Elle voulait faire disparaître les inspecteurs d’école qui, en deux visites annuelles, se targuaient de bien savoir évaluer une «bonne» maîtresse. À un congrès de l’ACIR, elle avait comme conférencier un inspecteur d’école qui expliquait comment il s’y prenait : « Si j’ouvre le premier tiroir de son pupitre et qu’il est bien rangé, je dis : C’est une bonne maîtresse! Mais si le tiroir est en désordre, comment voulez-vous qu’elle soit bonne… » Mlle Gaudreault se lève d’un trait, s’empare du micro et, rouge de colère, elle lui rétorque : « Monsieur l’inspecteur, moi, pour voir si une rose sent bon, je n’ai pas besoin de la mettre près d’un tas de fumier! » Et elle retourne s’asseoir en réajustant son petit chapeau qui avait failli déguerpir tant sa colère était grande.

Ces inspecteurs d’école donnaient à l’institutrice une note qui était déposée chez le secrétaire-trésorier de la paroisse et que chacun pouvait aller consulter. De plus, il inscrivait ses impressions au registre des visiteurs et elles demeuraient dans les archives de l’école.

L’institutrice rurale travaillait dans des écoles non chauffées la nuit, sans eau courante ni toilettes intérieures. Comme il n’y avait pas de conventions collectives, chaque municipalité fixait elle-même le salaire de son personnel. Les salaires variaient : 150 $, 200 $, 300 $ pour un même secteur. Mlle Gaudreault demandait le même salaire que les infirmières qui gagnaient 500 $ par année et pour cela il fallait une convention collective. Elle signa la première en 1941 à Port-Alfred au Saguenay (où j’enseignais à l’époque). Quel long travail depuis 1937!

Chaque année, il y avait un congrès provincial. Le premier fut à La Malbaie et, comme il n’y avait que six régions qui s’étaient syndiquées, elle invita les déléguées à sa résidence pour un thé sur la pelouse du beau domaine qu’elle avait hérité de ses parents et où elle habitait avec ses deux sœurs également retraitées.

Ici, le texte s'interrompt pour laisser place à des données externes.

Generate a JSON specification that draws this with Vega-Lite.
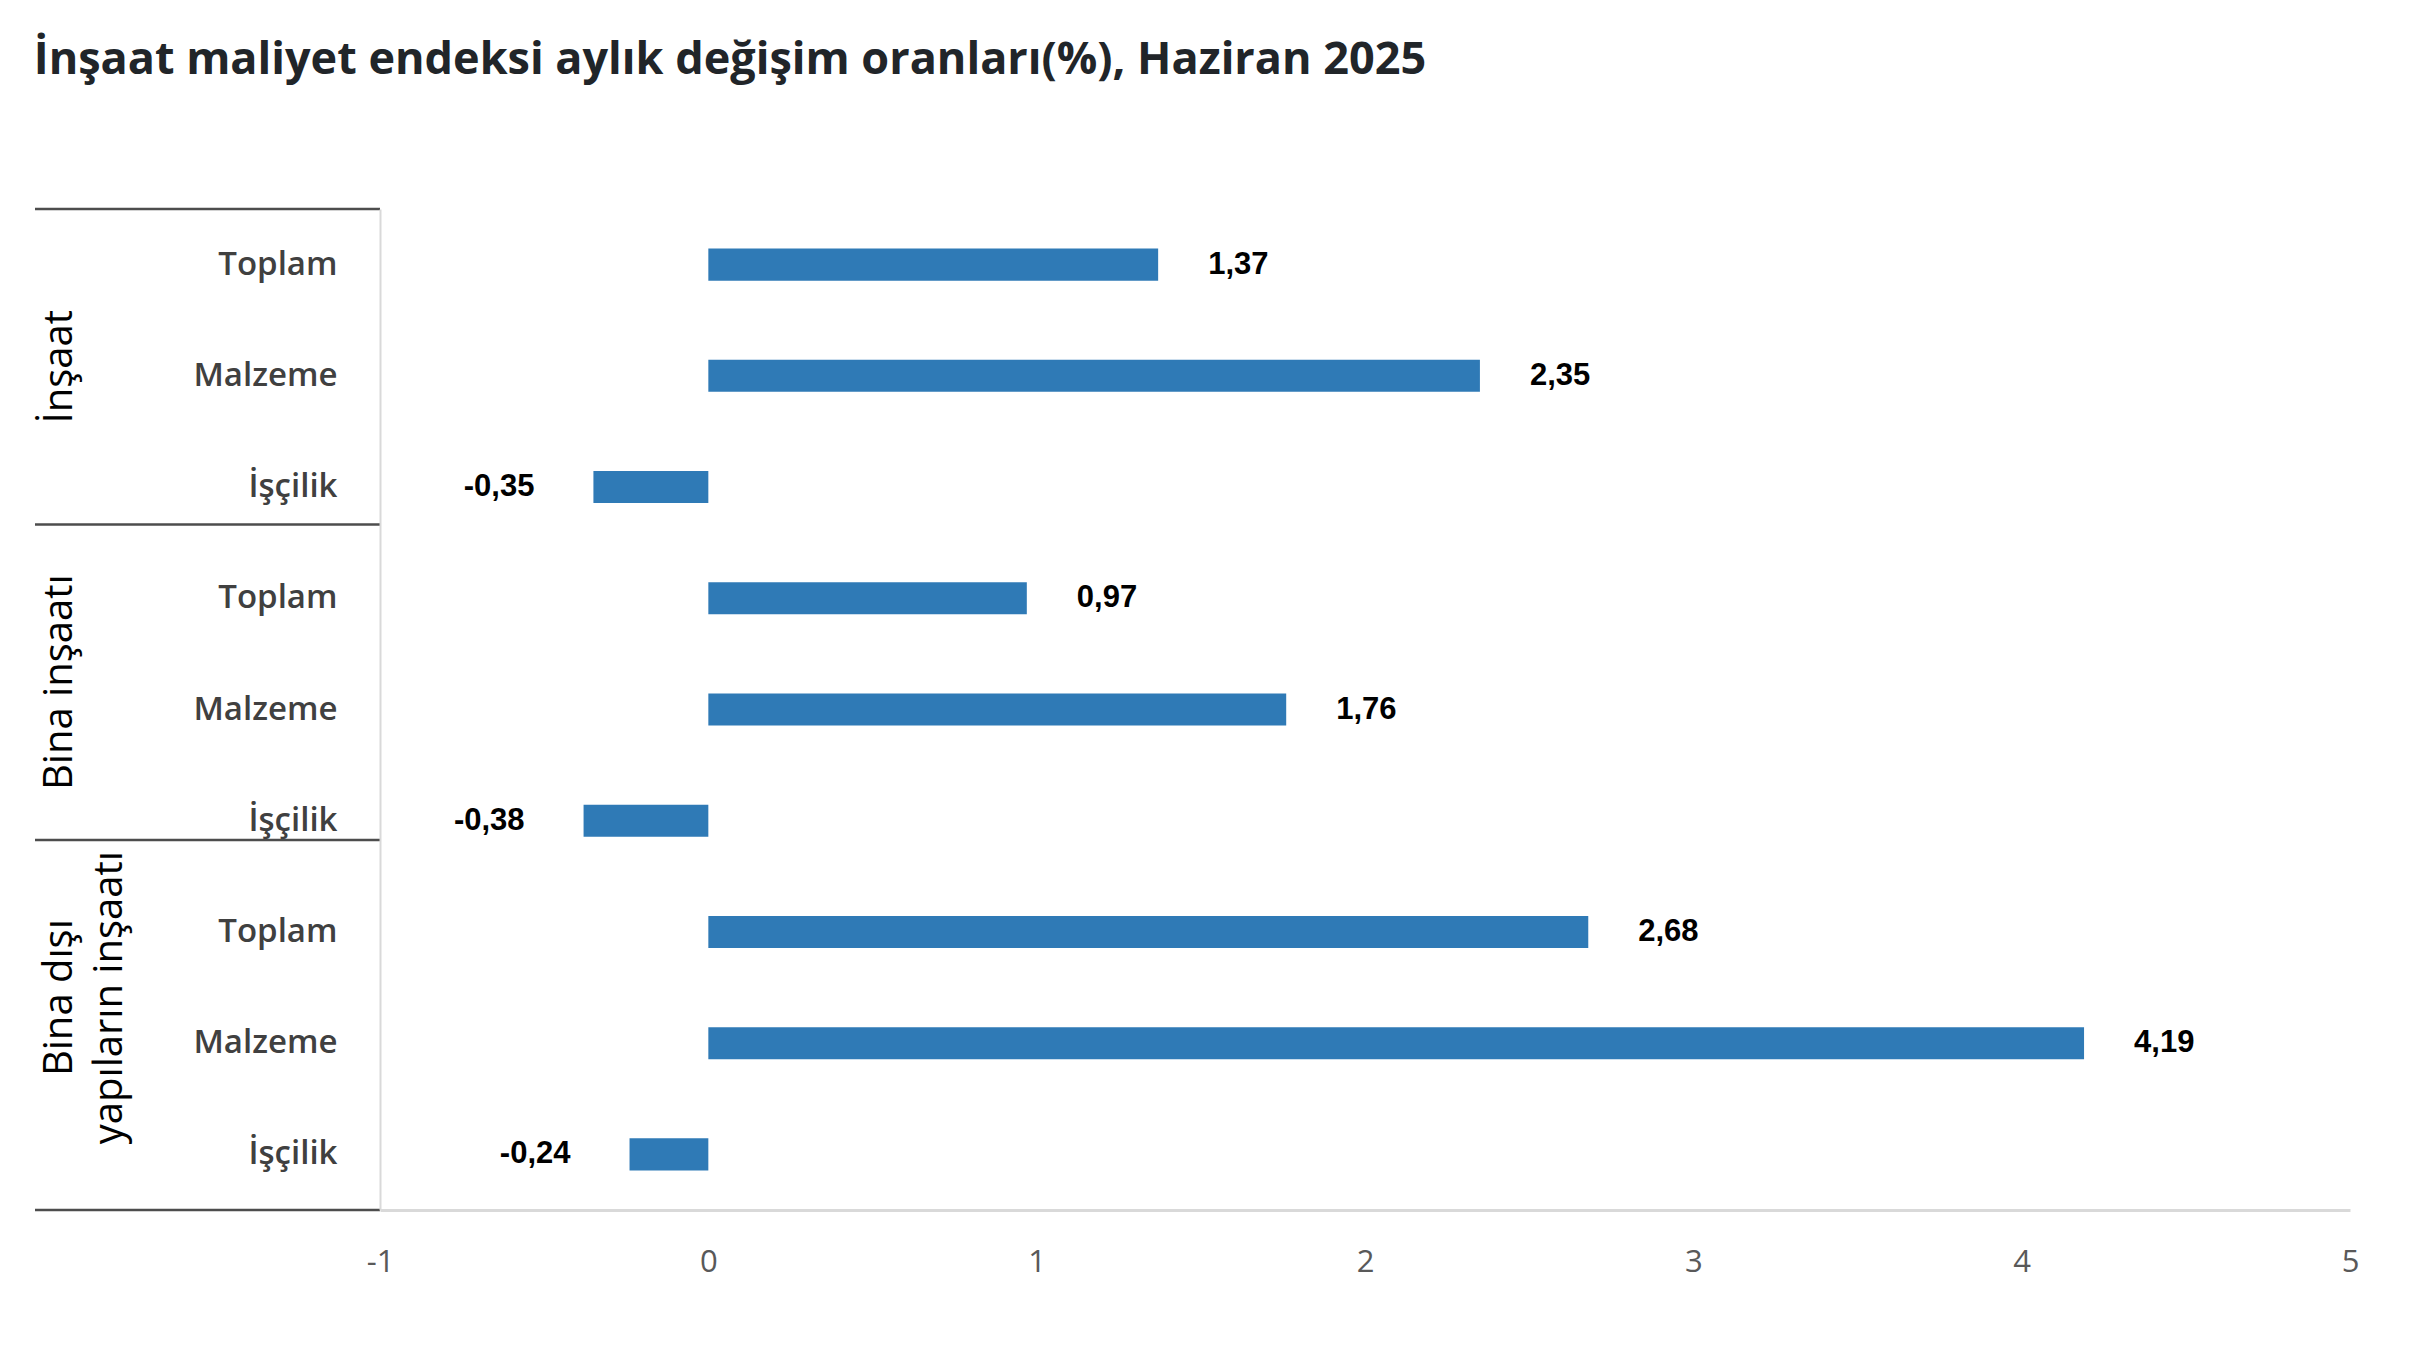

Nous avons eu la chance de visiter cette belle vieille maison québécoise où tout reluisait et d’où l’on voyait le fleuve.

Elle assistait aussi chaque année à l’une de nos assemblées générales. Elle avait fondé un petit journal qu’elle publiait chaque mois et qui s’appelait La Petite Feuille. C’était une feuille pliée en quatre, imprimée recto verso qui donnait les nouvelles des régions. Elle préconisait la fondation de cercles d’études mensuels afin de garder la flamme vive comme elle le disait, car les commissaires cherchaient à intimider leurs «maîtresses » au cours de l’année et à les forcer de signer un engagement à bas prix.

Mlle Gaudreault, lorsqu’elle prit sa retraite, eut l’idée d’aller voir à Québec (ça, c’était au gouvernement) comment on employait le 3 % versé chaque année au fonds de pension. Elle constata avec stupeur que cet argent était déposé au fonds général des fonctionnaires. Elle était outrée. Elle annonça une prochaine visite. Entre temps, elle a dû consulter des hommes de loi et elle retourna à Québec où il y eut une rencontre mémorable entre le premier ministre Duplessis et elle-même. Je me suis laissé dire qu’elle s’y présentait sans passer par l’intermédiaire de son député et que le premier ministre se faisait assister par un ou deux collègues quand il avait vent de sa visite. Enfin, elle réussit à faire déposer une réserve qui est devenue la CARRA et a donné naissance à notre fonds  de retraite actuelle.